SchulzLab / TEPIC

Annotation of genomic regions using transcription factor binding sites and epigenetic data
MIT License
40 stars 9 forks source link

TRAP runs forever for merged-human and -vertebrates PSEMs #35

Closed moritzschaefer closed 3 years ago

moritzschaefer commented 3 years ago

Thanks again for the great work with the TEPIC package!

I used to run TEPIC.sh with the provided merged mouse-PSEMs and everything ran smooth. However, one transcription factor of interest (TFAP4) was only available in the vertebrate and human PSEMs, so I tried to copy that entry and append it to the merged-mouse psems (I also added the corresponding length entry). Running with the new list of PSEMs did not result in an error, however, the command never finished with continuos cpu usage (100%) (last command line message: "Starting TRAP"). Without this additional entry, TRAP ran in under an hour.

Assuming that I made some kind of formating-mistake while adding the entry to the PSEM-file, I tried to run TEPIC for the whole set of merged-human-PSEMs, yet still TRAP would never finish. Same problem for the merged-vertebrates set.

Here is the command I am running.

./libs/TEPIC/Code/TEPIC.sh -g mm10.fa -a grcm38.gtf -b peaks.narrowPeak -o output/dir/ -c 2 -n 7 -p libs/TEPIC/PWMs/2.1/Merged_PSEMs/Merged_JASPAR_HOCOMOCO_KELLIS_{organism}.PSEM -m libs/TEPIC/PWMs/2.1/Merged_PSEMs/Merged_JASPAR_HOCOMOCO_KELLIS_{organism}_length.txt -r mm10.2bit -w 1000 -v 0.01

I really see no reason why the mouse PSEM list should work while the other two don't. Am I overseeing something? Do you have an idea what kind of bug this might be?

Thanks for the help

Florian411 commented 3 years ago

Mmh, my number one concern would be that there is a bug in the line ending of the PWM file which is causing the system to behave weird. I am currently not able to check,but could you send me your manipulated PWM together with the annotation file and motif length file that you are using. I will try to have a look at the end of next week.

Florian411 commented 3 years ago

In light of your other post, do you get the same behavior with any of 2.0 PWMs when you are not modifying the files?

moritzschaefer commented 3 years ago

It seems to be unrelated to the other issue: I generated my own PSEM-lengths (with the corresponding python script) and it ran well for mouse.

Then I again added TFAP4 from human to the mouse-PSEM, recomputed the lengths, and ended up with the same issue.

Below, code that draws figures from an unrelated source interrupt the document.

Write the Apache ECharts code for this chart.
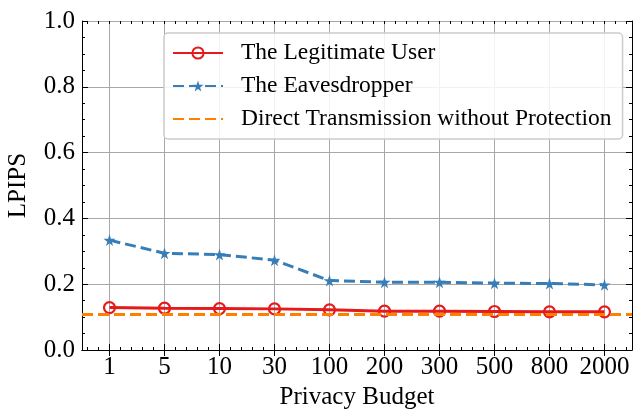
<!DOCTYPE html>
<html>
<head>
<meta charset="utf-8">
<script src="https://cdn.jsdelivr.net/npm/echarts@6/dist/echarts.min.js"></script>
<style>html,body{margin:0;padding:0;background:#fff}#c{width:636px;height:409px}</style>
</head>
<body>
<div id="c"></div>
<script>
const categories = ['1','5','10','30','100','200','300','500','800','2000'];
const legitimateUser = [0.129,0.127,0.126,0.125,0.122,0.118,0.118,0.117,0.116,0.116];
const eavesdropper = [0.334,0.294,0.290,0.273,0.211,0.206,0.206,0.203,0.202,0.198];
const directTransmission = 0.112;
const yTicks = [0,0.2,0.4,0.6,0.8,1.0];

const FONT = 'Liberation Serif';
const minorCats = Array.from({length: categories.length * 5}, (_, i) => String(i));
const gridHelperCats = Array.from({length: categories.length * 2 + 1}, (_, i) => String(i));
const STAR = 'path://M50,0 L61,35 L98,35 L68,57 L79,91 L50,70 L21,91 L32,57 L2,35 L39,35 Z';
const gridColor = '#a8a8a8';

function catAxis(data, pos, tickLen, main) {
  return {
    type: 'category', data: data, position: pos, boundaryGap: true,
    axisLine: {show: main, lineStyle: {color: '#000', width: 1}},
    axisTick: {show: true, inside: true, alignWithLabel: true, interval: 0, length: tickLen, lineStyle: {color: '#000', width: 1}},
    axisLabel: {show: main && pos === 'bottom', interval: 0, fontFamily: FONT, fontSize: 25, color: '#000', margin: 5},
    splitLine: {show: false}
  };
}
function valAxis(pos, main) {
  return {
    type: 'value', position: pos, min: 0, max: 1, interval: 0.2,
    axisLine: {show: true, lineStyle: {color: '#000', width: 1}},
    axisTick: {show: true, inside: true, length: 6, lineStyle: {color: '#000'}},
    minorTick: {show: true, splitNumber: 4, length: 3, lineStyle: {color: '#000'}},
    axisLabel: {show: main, fontFamily: FONT, fontSize: 25, color: '#000', margin: 7, formatter: v => v.toFixed(1)},
    splitLine: {show: main, lineStyle: {color: gridColor, width: 1}},
    name: main ? 'LPIPS' : '', nameLocation: 'middle', nameGap: 51,
    nameTextStyle: {fontFamily: FONT, fontSize: 25, color: '#000'}
  };
}

const xMain = catAxis(categories, 'bottom', 6, true);
xMain.name = 'Privacy Budget';
xMain.nameLocation = 'middle';
xMain.nameGap = 35;
xMain.nameTextStyle = {fontFamily: FONT, fontSize: 25, color: '#000'};
const xTop = catAxis(categories, 'top', 6, false);
xTop.axisLine = {show: true, lineStyle: {color: '#000', width: 1}};
// helper axis only used to place vertical grid lines at category centres
const xGrid = {
  type: 'category', data: gridHelperCats, position: 'bottom', boundaryGap: false,
  axisLine: {show: false}, axisTick: {show: false}, axisLabel: {show: false},
  splitLine: {show: true, interval: (i) => i % 2 === 1, lineStyle: {color: gridColor, width: 1}}
};

const chart = echarts.init(document.getElementById('c'), null, {renderer: 'canvas'});
chart.setOption({
  animation: false,
  grid: {left: 82, right: 4, top: 21, bottom: 59, containLabel: false, outerBoundsMode: 'none'},
  xAxis: [xMain, xTop, catAxis(minorCats, 'bottom', 3, false), catAxis(minorCats, 'top', 3, false), xGrid],
  yAxis: [valAxis('left', true), valAxis('right', false)],
  legend: {
    orient: 'vertical', left: 164, top: 33,
    padding: [8, 11, 8, 8],
    itemWidth: 50, itemHeight: 14, itemGap: 9,
    borderColor: '#cccccc', borderWidth: 1.5, borderRadius: 4,
    backgroundColor: 'rgba(255,255,255,0.85)',
    textStyle: {fontFamily: FONT, fontSize: 23.5, color: '#000', padding: [0, 0, 0, 13]},
    data: [
      {name: 'The Legitimate User'},
      {name: 'The Eavesdropper'},
      {name: 'Direct Transmission without Protection', itemStyle: {opacity: 0}}
    ]
  },
  series: [
    {
      name: 'The Legitimate User', type: 'line', data: legitimateUser,
      color: '#e41a1c',
      symbol: 'circle', symbolSize: 11,
      lineStyle: {color: '#e41a1c', width: 3},
      itemStyle: {color: 'rgba(255,255,255,0)', borderColor: '#e41a1c', borderWidth: 2.2},
      z: 3
    },
    {
      name: 'The Eavesdropper', type: 'line', data: eavesdropper,
      color: '#377eb8',
      symbol: STAR, symbolSize: 12,
      lineStyle: {color: '#377eb8', width: 3, type: [11, 5]},
      itemStyle: {color: '#377eb8'},
      z: 3
    },
    {
      name: 'Direct Transmission without Protection', type: 'line', data: [],
      color: '#ff7f00',
      symbol: 'none',
      lineStyle: {color: '#ff7f00', width: 3, type: [11, 5]},
      markLine: {
        silent: true, symbol: 'none', label: {show: false},
        lineStyle: {color: '#ff7f00', width: 3, type: [11, 5]},
        data: [{yAxis: directTransmission}]
      },
      z: 4
    }
  ]
});
</script>
</body>
</html>
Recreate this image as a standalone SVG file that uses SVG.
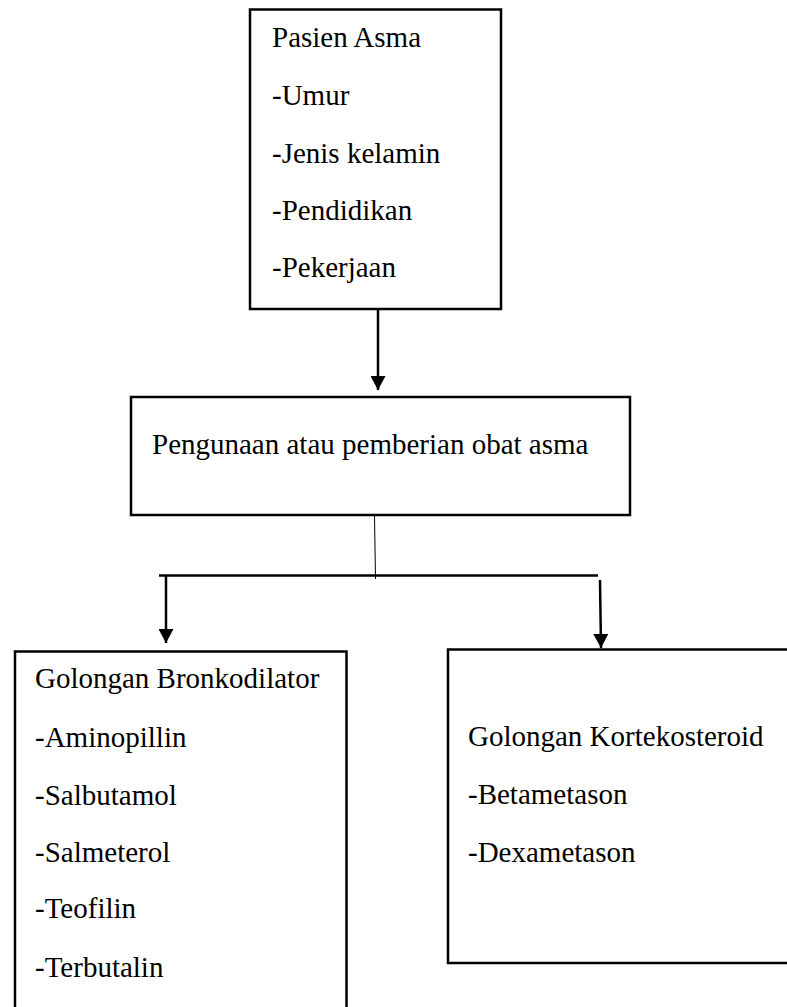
<svg xmlns="http://www.w3.org/2000/svg" width="787" height="1007" viewBox="0 0 787 1007">
<style>
.box{fill:#fff;stroke:#000;stroke-width:2.5}
.t{font-family:"Liberation Serif","Times New Roman",serif;font-size:29px;fill:#000}
.ln{stroke:#000;stroke-width:2.5;fill:none}
.thin{stroke:#000;stroke-width:1;fill:none}
</style>
<defs>
<marker id="ah" markerWidth="14" markerHeight="15" refX="14" refY="7.5" orient="auto" markerUnits="userSpaceOnUse" viewBox="0 0 14 15">
<path d="M0,0 L14,7.5 L0,15 Z" fill="#000"/>
</marker>
</defs>
<rect width="787" height="1007" fill="#fff"/>
<g id="connectors">
<line class="ln" x1="378" y1="310" x2="378" y2="390" marker-end="url(#ah)"/>
<line class="thin" x1="374.5" y1="516" x2="375.5" y2="579"/>
<line class="ln" x1="159" y1="575.5" x2="598" y2="575.5"/>
<line class="ln" x1="166" y1="575.5" x2="166" y2="643" marker-end="url(#ah)"/>
<line class="ln" x1="600" y1="580" x2="601" y2="648" marker-end="url(#ah)"/>
</g>
<g id="node-pasien">
<rect class="box" x="250" y="9.5" width="251" height="299.5"/>
<text class="t" x="272" y="47">Pasien Asma</text>
<text class="t" x="272" y="105">-Umur</text>
<text class="t" x="272" y="163">-Jenis kelamin</text>
<text class="t" x="272" y="220">-Pendidikan</text>
<text class="t" x="272" y="277">-Pekerjaan</text>
</g>
<g id="node-penggunaan">
<rect class="box" x="131" y="397" width="499" height="118"/>
<text class="t" x="152" y="454">Pengunaan atau pemberian obat asma</text>
</g>
<g id="node-bronkodilator">
<rect class="box" x="15" y="651.5" width="331.5" height="370"/>
<text class="t" x="35" y="688">Golongan Bronkodilator</text>
<text class="t" x="35" y="746.5">-Aminopillin</text>
<text class="t" x="35" y="805">-Salbutamol</text>
<text class="t" x="35" y="861.5">-Salmeterol</text>
<text class="t" x="35" y="918">-Teofilin</text>
<text class="t" x="35" y="976.5">-Terbutalin</text>
</g>
<g id="node-kortekosteroid">
<rect class="box" x="448" y="649.5" width="350" height="313.5"/>
<text class="t" x="468" y="746">Golongan Kortekosteroid</text>
<text class="t" x="468" y="804">-Betametason</text>
<text class="t" x="468" y="861.5">-Dexametason</text>
</g>
</svg>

To check whether the TFAP4-PSEM-values are the issue, I duplicated a PSEM in the mouse-PSEMS and called it TEST. This, STILL lead to the same error. I'm really out of ideas how this is possible to happen.

Also I noticed that TRAPmulti only uses one processor core if it's not working. If it's working (i.e. it finishes after same time), then it uses the assigned number of cores with 100% CPU usage.

I'm also quickly checking if the 2.0-merged-human PSEMs work

Florian411 commented 3 years ago

Which OS and editor are you using to manipulate the files?

moritzschaefer commented 3 years ago

Emacs/Spacemacs on linux. I made sure the files are in the unix format. Also after deleting my TEST-entry, it works again.

The 2.0/human-merged.PSEM does work!

Florian411 commented 3 years ago

Okay... so somewhere in 2.1 something broke. Let me have a look asap. Thanks for patiently trying different things!

moritzschaefer commented 3 years ago

Is there any advantage when using 2.1 as compared to 2.0 (except that a small number of TFs was added)?

Also, I assume that the available files in 2.0 correspond to the 'merged' files in 2.1.

Thank you so much for your support!

Another note: When manually adding a PSEM from human to the mouse PSEM list in 2.0, I run into the same issue again..

Florian411 commented 3 years ago

There is no difference except the few added TFs.

I will have a look at the problem with the motif adding next week.

Florian411 commented 3 years ago

I have tried it on my own system and it works. My guess is that something is wrong with file endings. I close this cause i can't reproduce it.